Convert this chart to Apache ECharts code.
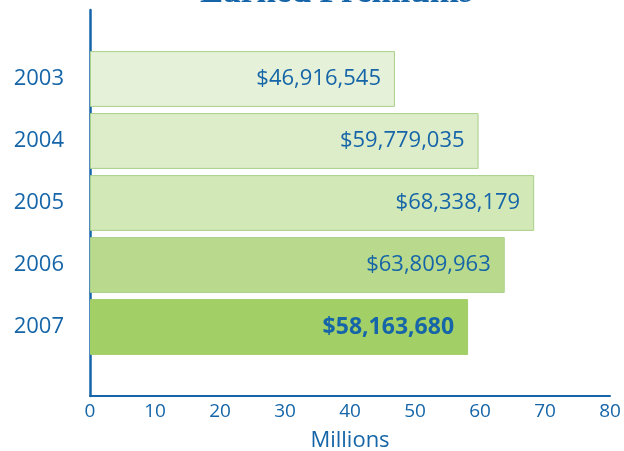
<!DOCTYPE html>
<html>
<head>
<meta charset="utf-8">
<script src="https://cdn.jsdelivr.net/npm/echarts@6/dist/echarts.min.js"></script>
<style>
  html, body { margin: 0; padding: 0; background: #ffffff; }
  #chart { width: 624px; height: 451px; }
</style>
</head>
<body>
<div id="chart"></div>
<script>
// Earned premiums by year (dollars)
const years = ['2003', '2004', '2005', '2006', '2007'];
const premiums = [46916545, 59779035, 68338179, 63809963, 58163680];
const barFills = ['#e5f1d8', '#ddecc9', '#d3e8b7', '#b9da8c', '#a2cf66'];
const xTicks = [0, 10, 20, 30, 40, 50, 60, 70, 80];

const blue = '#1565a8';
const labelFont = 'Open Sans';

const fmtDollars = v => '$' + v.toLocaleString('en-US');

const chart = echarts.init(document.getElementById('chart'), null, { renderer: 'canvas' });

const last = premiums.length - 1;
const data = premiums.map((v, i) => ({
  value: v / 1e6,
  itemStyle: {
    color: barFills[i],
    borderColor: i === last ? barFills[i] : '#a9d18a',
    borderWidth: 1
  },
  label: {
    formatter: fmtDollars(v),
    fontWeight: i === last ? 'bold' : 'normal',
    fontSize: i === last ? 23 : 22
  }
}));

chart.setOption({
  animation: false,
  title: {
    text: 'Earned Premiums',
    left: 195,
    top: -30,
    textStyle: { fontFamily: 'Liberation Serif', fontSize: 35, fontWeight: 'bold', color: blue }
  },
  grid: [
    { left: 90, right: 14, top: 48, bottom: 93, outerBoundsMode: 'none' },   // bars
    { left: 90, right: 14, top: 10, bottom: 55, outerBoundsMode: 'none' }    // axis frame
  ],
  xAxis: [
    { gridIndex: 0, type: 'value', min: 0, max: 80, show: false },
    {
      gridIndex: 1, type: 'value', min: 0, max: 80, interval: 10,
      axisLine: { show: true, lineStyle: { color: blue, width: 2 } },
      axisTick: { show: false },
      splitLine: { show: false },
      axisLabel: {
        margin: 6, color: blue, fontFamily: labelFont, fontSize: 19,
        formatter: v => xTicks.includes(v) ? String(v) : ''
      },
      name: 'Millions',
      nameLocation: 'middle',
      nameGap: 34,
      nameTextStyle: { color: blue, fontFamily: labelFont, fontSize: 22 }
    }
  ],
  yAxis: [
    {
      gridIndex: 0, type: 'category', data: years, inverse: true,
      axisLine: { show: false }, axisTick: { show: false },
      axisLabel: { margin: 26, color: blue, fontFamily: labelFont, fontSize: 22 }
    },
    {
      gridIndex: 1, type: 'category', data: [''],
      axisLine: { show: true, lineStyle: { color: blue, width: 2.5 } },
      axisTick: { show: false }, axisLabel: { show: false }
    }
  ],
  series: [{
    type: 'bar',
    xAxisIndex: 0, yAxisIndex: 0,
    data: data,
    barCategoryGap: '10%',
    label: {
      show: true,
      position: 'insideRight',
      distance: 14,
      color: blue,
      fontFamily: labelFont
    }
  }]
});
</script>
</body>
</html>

------------------------

__Exercise__. Your task is to repeat the material above exactly, without its pictures.

__Solution for this exercise__.
Convert this chart to Apache ECharts code.
<!DOCTYPE html>
<html>
<head>
<meta charset="utf-8">
<script src="https://cdn.jsdelivr.net/npm/echarts@6/dist/echarts.min.js"></script>
<style>
  html, body { margin: 0; padding: 0; background: #ffffff; }
  #chart { width: 624px; height: 451px; }
</style>
</head>
<body>
<div id="chart"></div>
<script>
// Earned premiums by year (dollars)
const years = ['2003', '2004', '2005', '2006', '2007'];
const premiums = [46916545, 59779035, 68338179, 63809963, 58163680];
const barFills = ['#e5f1d8', '#ddecc9', '#d3e8b7', '#b9da8c', '#a2cf66'];
const xTicks = [0, 10, 20, 30, 40, 50, 60, 70, 80];

const blue = '#1565a8';
const labelFont = 'Open Sans';

const fmtDollars = v => '$' + v.toLocaleString('en-US');

const chart = echarts.init(document.getElementById('chart'), null, { renderer: 'canvas' });

const last = premiums.length - 1;
const data = premiums.map((v, i) => ({
  value: v / 1e6,
  itemStyle: {
    color: barFills[i],
    borderColor: i === last ? barFills[i] : '#a9d18a',
    borderWidth: 1
  },
  label: {
    formatter: fmtDollars(v),
    fontWeight: i === last ? 'bold' : 'normal',
    fontSize: i === last ? 23 : 22
  }
}));

chart.setOption({
  animation: false,
  title: {
    text: 'Earned Premiums',
    left: 195,
    top: -30,
    textStyle: { fontFamily: 'Liberation Serif', fontSize: 35, fontWeight: 'bold', color: blue }
  },
  grid: [
    { left: 90, right: 14, top: 48, bottom: 93, outerBoundsMode: 'none' },   // bars
    { left: 90, right: 14, top: 10, bottom: 55, outerBoundsMode: 'none' }    // axis frame
  ],
  xAxis: [
    { gridIndex: 0, type: 'value', min: 0, max: 80, show: false },
    {
      gridIndex: 1, type: 'value', min: 0, max: 80, interval: 10,
      axisLine: { show: true, lineStyle: { color: blue, width: 2 } },
      axisTick: { show: false },
      splitLine: { show: false },
      axisLabel: {
        margin: 6, color: blue, fontFamily: labelFont, fontSize: 19,
        formatter: v => xTicks.includes(v) ? String(v) : ''
      },
      name: 'Millions',
      nameLocation: 'middle',
      nameGap: 34,
      nameTextStyle: { color: blue, fontFamily: labelFont, fontSize: 22 }
    }
  ],
  yAxis: [
    {
      gridIndex: 0, type: 'category', data: years, inverse: true,
      axisLine: { show: false }, axisTick: { show: false },
      axisLabel: { margin: 26, color: blue, fontFamily: labelFont, fontSize: 22 }
    },
    {
      gridIndex: 1, type: 'category', data: [''],
      axisLine: { show: true, lineStyle: { color: blue, width: 2.5 } },
      axisTick: { show: false }, axisLabel: { show: false }
    }
  ],
  series: [{
    type: 'bar',
    xAxisIndex: 0, yAxisIndex: 0,
    data: data,
    barCategoryGap: '10%',
    label: {
      show: true,
      position: 'insideRight',
      distance: 14,
      color: blue,
      fontFamily: labelFont
    }
  }]
});
</script>
</body>
</html>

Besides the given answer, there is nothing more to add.